Recall that the idea of the partition function is to normalize the Boltzmann distribution. The probability of a state with energy $E_r$ should be proportional to $\exp(-\beta E_r)$, so we need to divide by $Z$ to get a proper probability distribution that sums to $1$, $$P(r) = \frac{\exp(-\beta E_r)}{\sum_k \exp(-\beta E_k) }. \tag 1$$
Now let's try to do this quantum mechanically with operators. A general state is a superposition of energy eigenstates, so it doesn't have a definite energy. But let's take the idea that the probability is proportional to $\exp(-\beta E_r)$ to hold for energy eigenstates. This is implemented by the operator
$$\tilde{\rho} = \sum_r |r\rangle e^{-\beta E_r} \langle r| \tag 2
$$
if the probability of being in a certain state is proportional to $\operatorname{Tr} (|\psi\rangle\langle \psi| \tilde{\rho})$. It is certainly true for energy eigenstates, because they are orthogonal, so $$\operatorname{Tr}(|s\rangle\langle s|\tilde{\rho}) = \sum_r \langle s| r\rangle \exp(-\beta E_r)\langle r|s\rangle = \sum_r \delta_{rs} \exp(-\beta E_r) = \exp(-\beta E_s).$$
Since any state $|\psi\rangle$ is a superposition of energy eigenstates, $|\psi\rangle = \sum c_s |s\rangle$, we can easily generalize to $$\operatorname{Tr}(|\psi\rangle\langle \psi|\tilde{\rho}) = \sum_s |c_s|^2 \exp(-\beta E_s) .$$
This is certainly reasonable because $|c_s|^2$ is the probability of the energy being $E_s$ when in the state $|\psi\rangle$, so we are just weighting the Boltzmann factors in a superposition accordingly.

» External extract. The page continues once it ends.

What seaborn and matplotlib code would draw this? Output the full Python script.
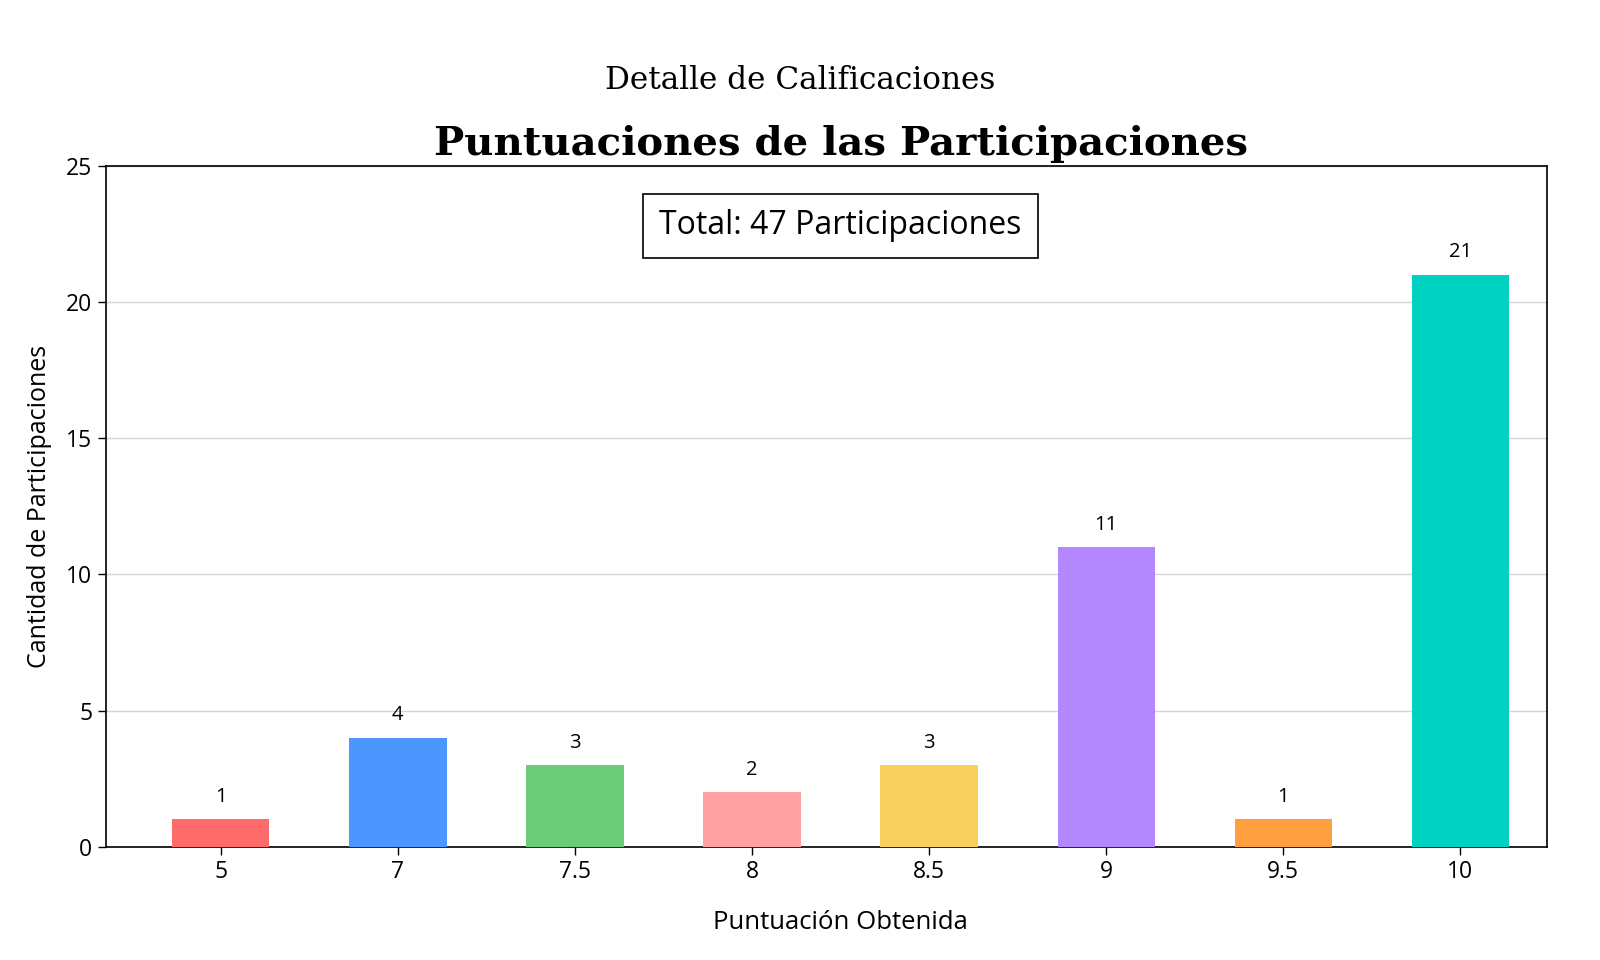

Now we need to normalize $\tilde \rho$ so that we get an actual probability distribution from $\tilde \rho$. The normalization should be that if we sum over a complete orthonormal set of states, the probabilities add up to $1$. From (2), because the energy eigenstates are complete and orthonormal, we get that the normalization factor is $$Z = \sum_r \exp(-\beta E_r)$$
i.e. analogous to the classical partition function function.
We can express all this more basis-independently by noting that $\tilde \rho = \exp(-\beta \hat{H})$ where $\hat H$ is the Hamiltonian operator, and the sum over a complete orthonormal set is the trace, i.e., $Z = \operatorname{Tr} \exp(-\beta \hat{H}).$ Then, that no superpositions of energy states appear is simply because the trace is the sum of diagaonal elements, and we use an energy eigenbasis. If we were to express the partition function in some other basis, it would contain superpositions.
Try working out the simplest case, spin $\frac 1 2$: compute $\tilde{\rho}$ and $Z$ in the basis $\{ |+z\rangle, |-z\rangle \}$ with Hamiltonians $\hbar \omega_c \sigma_z$ and $\hbar \omega_c \sigma_x$.